SOURCE MATERIAL

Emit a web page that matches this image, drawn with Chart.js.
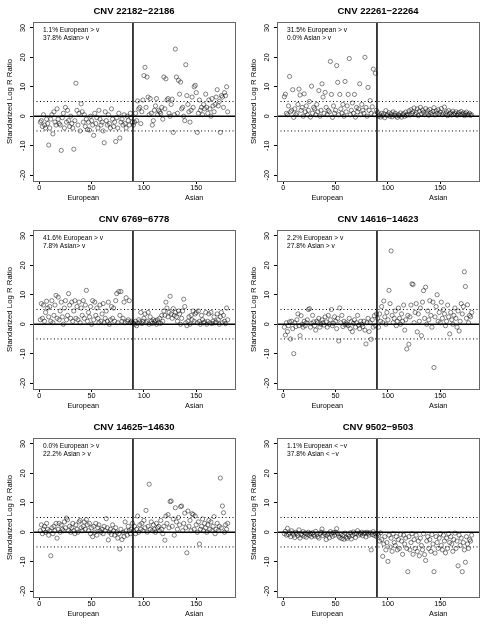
<!DOCTYPE html>
<html>
<head>
<meta charset="utf-8">
<script src="https://cdn.jsdelivr.net/npm/chart.js@4.4.1/dist/chart.umd.min.js"></script>
<style>
  body { margin:0; background:#fff; }
  #grid { display:grid; grid-template-columns:244px 244px; grid-template-rows:208px 208px 208px; width:488px; height:624px; }
  canvas { display:block; }
</style>
</head>
<body>
<div id="grid">
  <canvas id="c0" width="244" height="208"></canvas>
  <canvas id="c1" width="244" height="208"></canvas>
  <canvas id="c2" width="244" height="208"></canvas>
  <canvas id="c3" width="244" height="208"></canvas>
  <canvas id="c4" width="244" height="208"></canvas>
  <canvas id="c5" width="244" height="208"></canvas>
</div>
<script>
// panel titles and the two note lines in each panel
const titles = ['CNV 22182\u221222186', 'CNV 22261\u221222264', 'CNV 6769\u22126778',
                'CNV 14616\u221214623', 'CNV 14625\u221214630', 'CNV 9502\u22129503'];
const notes = [
  ['1.1% European > v', '37.8% Asian> v'],
  ['31.5% European > v', '0.0% Asian > v'],
  ['41.6% European > v', '7.8% Asian> v'],
  ['2.2% European > v', '27.8% Asian > v'],
  ['0.0% European > v', '22.2% Asian > v'],
  ['1.1% European < \u2212v', '37.8% Asian < \u2212v']
];
const groupLabels = ['European', 'Asian'];
const refLevels = [0, 5, -5];   // horizontal reference lines
const splitX = 89.5;            // European | Asian boundary

// standardized log R ratio, European samples (1-89) and Asian samples (90-180)
const eur1 = [-2,-1.5,-3.5,0.5,-3,-4,-1,-2.5,-9.8,-4,
  -1,0.5,-6,1.5,-2,-3,2.5,-1,-2.5,-3,
  -11.6,-0.5,1,-4,3,-2,2,-1.5,-3.5,0,
  -2.5,-4,-11.2,-1.5,11.2,2,-3,1,-5,4.2,
  1.5,-2,0.5,-3.5,-1,-4.5,-2,-4.7,0,-1.5,
  -3,-6.5,1,-2.5,-0.5,-4,2,-1,-3,-2,
  -5,-9,1.5,-1.5,-3,0.5,-2.5,-4,2.5,-1,
  -3.5,-2,-8.6,-0.5,-4,1,-7.4,-2,-1,-3,
  0.5,-2.5,-4,0,-1.5,-3,1,-0.5,-2];
const asn1 = [-3,-2,1,-1.5,5.2,2.5,3,-2.5,1.5,5.5,
  13.8,16.6,3,13.3,6.5,0.5,6,1,-3,-1.5,
  2,3.5,6,0.5,2,1.5,1,3,-1,13.3,
  2.5,12.7,5.5,6,1,0,4,5.8,-5.5,0.5,
  22.8,13.3,1,12.2,7.5,11.6,2.5,3,0,-1.5,
  17.5,7,4,1.5,-2,2,6.5,3,10,10.5,
  8,-5.5,1,5.5,2,3,0.5,4,2.5,7.5,
  3,1,5.5,2.5,0,6,3.5,1.5,4,6.5,
  9,3.5,5,-5.5,7,6.5,3,8,7,10,
  1.5];

const eur2 = [6.6,7.5,1,0.5,3.5,13.5,1.5,2,9,-0.4,
  2.5,0.5,1,4,9.2,7.2,2,3,0,7.6,
  1.5,3.5,0.5,2,5,-0.3,10.2,1,3,2.5,
  0.5,4,1.5,8.7,0,2,11,6.5,1,8.1,
  3,0.5,2,1.5,18.6,7.4,-0.4,3.5,1,2,
  17.2,11.5,0.5,7.4,2.5,1,4,0,11.8,1.5,
  3.5,7.4,19.6,0.5,2,4.5,1,7.4,-0.3,3,
  1.5,2.5,11,0.5,4,2,1,20,3,0,
  9.8,2,5.3,1,3.2,16,0.5,14.6,2];
const asn2 = [1.3,0,0.5,-0.3,1,0.2,0.8,-0.5,1.9,0.3,
  0.5,1.2,0,0.8,-0.2,1.5,0.4,1,0.1,-0.4,
  0.6,0.2,1.1,-0.3,0.5,0.9,0,1.4,0.3,0.7,
  1.8,0.4,2.2,0.9,1.5,2.8,0.6,1.2,2.5,0.2,
  1.7,3,0.8,2.1,1.3,0.5,2.6,1,1.9,0.3,
  2.3,1.2,0.6,1.6,2.9,0.4,1.8,1,2.2,0.7,
  1.4,2.6,0.5,1.1,3.1,0.8,1.5,0.2,1.9,0.9,
  1.2,0.4,1.7,0.6,1,1.5,0.3,0.8,1.3,0.5,
  1.6,0.7,1.1,0.2,0.9,1.4,0.4,0.6,1,0.3,
  0.5];

const eur3 = [1.5,7,2,6.5,1,4,7.8,5.5,2.5,6,
  1,8,0.5,3,6.5,9.8,2,9.2,1.5,4.5,
  7.5,2.5,0,5.5,8,1.5,3,10.4,6.5,2,
  7.5,1,4.5,8,2,6,1.5,7.5,0.5,5.5,
  3,8,2,6.5,11.5,1,4,2.5,6,0,
  8,1.5,7.5,3,5.5,2,0.5,6.5,1,3.5,
  7,0.5,2,4.5,1,7.5,0,1.5,6,2,
  5.5,1,8,10.4,0.5,11.1,3,11.1,1,2,
  7.5,0.5,9,1,1.5,8,0.5,1,0.5];
const asn3 = [0.5,0,1,-0.5,0.3,1.5,0.8,4,0.2,1,
  2,3.5,0.5,1,4,0,2.5,1,0.3,1.5,
  0.8,1.2,0,1.5,0.5,2,0.3,3,1,4.5,
  3,7.5,5.5,2.5,4,9.5,3.5,2,5.3,3,
  4,2.5,1,4.5,3.5,0,2,4.5,8.5,6,
  0.5,-0.5,1,2.5,0,3,1.5,4.5,1,3.5,
  4,0.5,4.5,1,0,3,1.5,0.5,0.8,4,
  0,1,3.5,0.5,4,0.2,1,2.5,0.5,0.8,
  3.5,1.5,0,2.5,4,0.5,3,1,0.2,5.5,
  1.5];

const eur4 = [-1,-3.7,0.5,-2.5,-0.5,0.8,-5,1,-1.5,-10,
  0.5,-0.8,1.5,3.5,-0.5,-3.9,2.9,0,-1,1,
  -0.5,0.5,1.5,5,5.3,-1,0.3,3,0.8,-0.5,
  -2,1,0.5,2,-1,0,1.5,0.5,-0.3,2.5,
  0.8,-1,3,0,1.5,5,-0.5,0.3,2.5,1,
  -1.5,2,-5.7,5.5,0.5,3,-0.8,1,-0.2,0.5,
  0,-0.5,2,-1.5,0.8,-2.5,0.3,1.5,-1,0.5,
  3,-0.3,-1.5,1,0,-0.8,1,-2,-6.7,0.5,
  2,-2.5,0.5,-5.1,1.5,-1,2.9,-0.5,3.5];
const asn4 = [2,-1,3.5,1,6,0.5,7.9,2.5,0,4,
  1.5,11.5,7,24.9,3,0.5,2,4.5,-0.5,1,
  5.5,2,0,3.5,1,6.5,-2,1.5,-8.4,3,
  -6.8,2.5,6.5,13.7,13.5,0.5,4,7,-2.6,3.5,
  1,5.5,-3.9,7.5,11.4,2,12.6,0,4.5,1.5,
  8,3,-1,7.5,-14.7,2.5,6,10,1,4,
  0.5,7.5,2,5,3.5,-0.5,1,6.5,2.5,-3.3,
  4,1.5,0,3,5.5,2,-1,4.5,-2.3,1,
  7,3.5,6,17.8,12.8,2,6.6,0.5,3,2.5,
  4];

const eur5 = [0.5,2.5,-0.5,1,2,0,3,1,-1,0.5,
  -8,1.5,-0.5,2,0.5,3,-2,1,3,0,
  2.5,1,0.5,3.5,1.5,4.8,4.2,0.5,2,0,
  1.5,3,0.5,-0.5,2.5,1,0,3.5,4,1.5,
  0.5,2,3.5,1,4.3,2.5,0.5,3,-0.5,1.5,
  -1.5,2,0,3,-1,1.5,2.5,0.5,0,1,
  -0.5,2,0.5,4.6,1.5,-2.6,0,1,-0.8,2.5,
  0.5,-1,1.5,0,-2,-0.5,-5.7,1,-2.5,0,
  -1.5,3.5,0.5,-1,2,0.5,-0.5,1,3];
const asn5 = [0.5,2,-0.5,1,5.5,0,2.5,1,3,0.5,
  4,1.5,7.4,0,2,16.3,1,3.5,0.5,2.5,
  1,0,3,1.5,2,0.5,4,1,-0.5,2,
  -2.7,5.5,3,6,1.5,10.4,10.6,2,4.5,-1,
  8.3,3.5,1,5,2.5,8.7,8.9,0.5,3,6.5,
  1.5,-7,7.2,2,4,0.5,6.3,6,1,5.5,
  2.5,0,3.5,-4,1,2,4.5,0.5,3,1.5,
  0,2.5,4,1,3.5,0.5,2,5.3,-0.5,1,
  3,0.5,2,18.4,1.5,8.9,6.6,0,2.5,1,
  3];

const eur6 = [-0.5,0.3,-1,1.3,-0.8,-0.2,-1.5,0.5,-0.3,-1,
  -1.8,0,-0.5,-1.2,0.8,-2,-0.6,-1,0.2,-1.4,
  -0.3,-1.7,-0.8,0,-1.1,-0.4,-1.6,-0.2,-0.9,-1.3,
  0.3,-0.7,-1.5,-2,-0.5,0,1.1,-1.2,-0.3,-0.8,
  -2.5,-1,-0.4,-1.9,0.2,-0.6,-1.4,-0.1,-1,0,
  1.2,-0.5,-1.3,-1.8,-0.7,-2.2,-1,-2.4,-0.3,-1.7,
  -2.1,-0.9,-1.5,-0.2,-2.3,-1.1,0.1,-0.6,-1.8,-0.4,
  0.5,-1,-0.3,-0.7,0,-1.2,-0.5,-0.2,-1.6,0,
  -0.4,-1,-0.2,-6,-0.8,0.2,-1.1,-0.5,-1.5];
const asn6 = [-0.5,-1,-3,-0.2,-2.5,-8.2,-4,-1.5,-6,-3.5,
  -9.9,-1,-5,-2,-6.5,-0.5,-3.5,-4.5,-1.5,-6,
  -2.5,-5.5,-0.8,-3,-7.5,-1,-4,-2,-5.5,-13.4,
  -1.5,-6,-3.5,-0.5,-7.5,-2.5,-5.5,-1,-6.5,-3,
  -8,-2,-4.5,-6,-0.5,-7.6,-9.6,-3,-1.5,-5.5,
  -2.5,-6.5,-0.8,-4,-13.4,-7.1,-1.5,-3.5,-5.5,-2,
  -0.5,-4.5,-6,-1,-3,-7,-2,-5.5,-0.5,-3.5,
  -1.5,-4,-6.5,-2.5,-0.3,-5.5,-3,-11.4,-1,-4.5,
  -2,-13.4,-3.5,-6,-10.2,-1.5,-4,-5.5,-2.5,-3,
  -1];

const europeans = [eur1, eur2, eur3, eur4, eur5, eur6];
const asians = [asn1, asn2, asn3, asn4, asn5, asn6];

var X_MIN = -6, X_MAX = 187, Y_MIN = -22, Y_MAX = 32;
var FONT = '"Liberation Sans", Arial, Helvetica, sans-serif';

function toPoints(eur, asn){
    var pts = eur.map(function(v, i){ return {x: i + 1, y: v}; });
    return pts.concat(asn.map(function(v, i){ return {x: eur.length + 1 + i, y: v}; }));
}

// box, title, notes, group names, rotated y labels
var panelDeco = {
    id: 'panelDeco',
    afterDraw: function(chart, args, opts){
        var ctx = chart.ctx, a = chart.chartArea, xs = chart.scales.x, ys = chart.scales.y;
        ctx.save();
        ctx.strokeStyle = '#666';
        ctx.lineWidth = 1;
        ctx.strokeRect(Math.round(a.left) + 0.5, Math.round(a.top) + 0.5,
                       Math.round(a.right - a.left), Math.round(a.bottom - a.top));

        ctx.fillStyle = '#000';
        ctx.textAlign = 'center';
        ctx.textBaseline = 'middle';
        ctx.font = 'bold 9.5px ' + FONT;
        ctx.fillText(opts.title, (a.left + a.right) / 2, 11);

        ctx.font = '6.6px ' + FONT;
        ctx.textAlign = 'left';
        opts.notes.forEach(function(t, i){ ctx.fillText(t, a.left + 10, 30 + i * 7.7); });

        ctx.font = '7.3px ' + FONT;
        ctx.textAlign = 'center';
        ctx.fillText(groupLabels[0], xs.getPixelForValue(42), 198);
        ctx.fillText(groupLabels[1], xs.getPixelForValue(148), 198);

        ys.ticks.forEach(function(t){
            ctx.save();
            ctx.translate(23, ys.getPixelForValue(t.value));
            ctx.rotate(-Math.PI / 2);
            ctx.fillText(String(t.value), 0, 0);
            ctx.restore();
        });

        ctx.font = '7.8px ' + FONT;
        ctx.save();
        ctx.translate(10, (a.top + a.bottom) / 2);
        ctx.rotate(-Math.PI / 2);
        ctx.fillText('Standarized Log R Ratio', 0, 0);
        ctx.restore();
        ctx.restore();
    }
};

function makeChart(k){
    var datasets = [{
        data: toPoints(europeans[k], asians[k]),
        pointStyle: 'circle',
        pointRadius: 2.1,
        borderColor: 'rgba(0,0,0,0.75)',
        backgroundColor: 'rgba(0,0,0,0)',
        pointBorderWidth: 0.65
    }];
    refLevels.forEach(function(lv){
        datasets.push({
            data: [{x: X_MIN, y: lv}, {x: X_MAX, y: lv}],
            showLine: true,
            pointRadius: 0,
            borderColor: '#000',
            borderWidth: lv === 0 ? 1.5 : 1,
            borderDash: lv === 0 ? [] : [1, 2.5]
        });
    });
    datasets.push({
        data: [{x: splitX, y: Y_MIN}, {x: splitX, y: Y_MAX}],
        showLine: true,
        pointRadius: 0,
        borderColor: '#000',
        borderWidth: 1.5
    });

    var tickFont = {family: FONT, size: 7.3};
    new Chart(document.getElementById('c' + k).getContext('2d'), {
        type: 'scatter',
        data: {datasets: datasets},
        options: {
            responsive: false,
            animation: false,
            events: [],
            layout: {padding: {top: 22, right: 9, left: 0, bottom: 0}},
            plugins: {
                legend: {display: false},
                tooltip: {enabled: false},
                panelDeco: {title: titles[k], notes: notes[k]}
            },
            scales: {
                x: {
                    type: 'linear', min: X_MIN, max: X_MAX,
                    ticks: {stepSize: 50, includeBounds: false, color: '#000', font: tickFont, padding: 0, maxRotation: 0},
                    grid: {display: true, drawOnChartArea: false, drawTicks: true, tickLength: 3, color: '#000'},
                    border: {display: false},
                    afterFit: function(s){ s.height = 27; }
                },
                y: {
                    type: 'linear', min: Y_MIN, max: Y_MAX,
                    ticks: {stepSize: 10, includeBounds: false, display: false},
                    grid: {display: true, drawOnChartArea: false, drawTicks: true, tickLength: 3, color: '#000'},
                    border: {display: false},
                    afterFit: function(s){ s.width = 33; }
                }
            }
        },
        plugins: [panelDeco]
    });
}

for (var k = 0; k < 6; k++) makeChart(k);
</script>
</body>
</html>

REQUIRED TASK
Reproduce only the lines from the beginning of the data through the line that contains "const splitX = 89.5;", both included, and please drop the pictures.

EXPECTED ANSWER
Emit a web page that matches this image, drawn with Chart.js.
<!DOCTYPE html>
<html>
<head>
<meta charset="utf-8">
<script src="https://cdn.jsdelivr.net/npm/chart.js@4.4.1/dist/chart.umd.min.js"></script>
<style>
  body { margin:0; background:#fff; }
  #grid { display:grid; grid-template-columns:244px 244px; grid-template-rows:208px 208px 208px; width:488px; height:624px; }
  canvas { display:block; }
</style>
</head>
<body>
<div id="grid">
  <canvas id="c0" width="244" height="208"></canvas>
  <canvas id="c1" width="244" height="208"></canvas>
  <canvas id="c2" width="244" height="208"></canvas>
  <canvas id="c3" width="244" height="208"></canvas>
  <canvas id="c4" width="244" height="208"></canvas>
  <canvas id="c5" width="244" height="208"></canvas>
</div>
<script>
// panel titles and the two note lines in each panel
const titles = ['CNV 22182\u221222186', 'CNV 22261\u221222264', 'CNV 6769\u22126778',
                'CNV 14616\u221214623', 'CNV 14625\u221214630', 'CNV 9502\u22129503'];
const notes = [
  ['1.1% European > v', '37.8% Asian> v'],
  ['31.5% European > v', '0.0% Asian > v'],
  ['41.6% European > v', '7.8% Asian> v'],
  ['2.2% European > v', '27.8% Asian > v'],
  ['0.0% European > v', '22.2% Asian > v'],
  ['1.1% European < \u2212v', '37.8% Asian < \u2212v']
];
const groupLabels = ['European', 'Asian'];
const refLevels = [0, 5, -5];   // horizontal reference lines
const splitX = 89.5;            // European | Asian boundary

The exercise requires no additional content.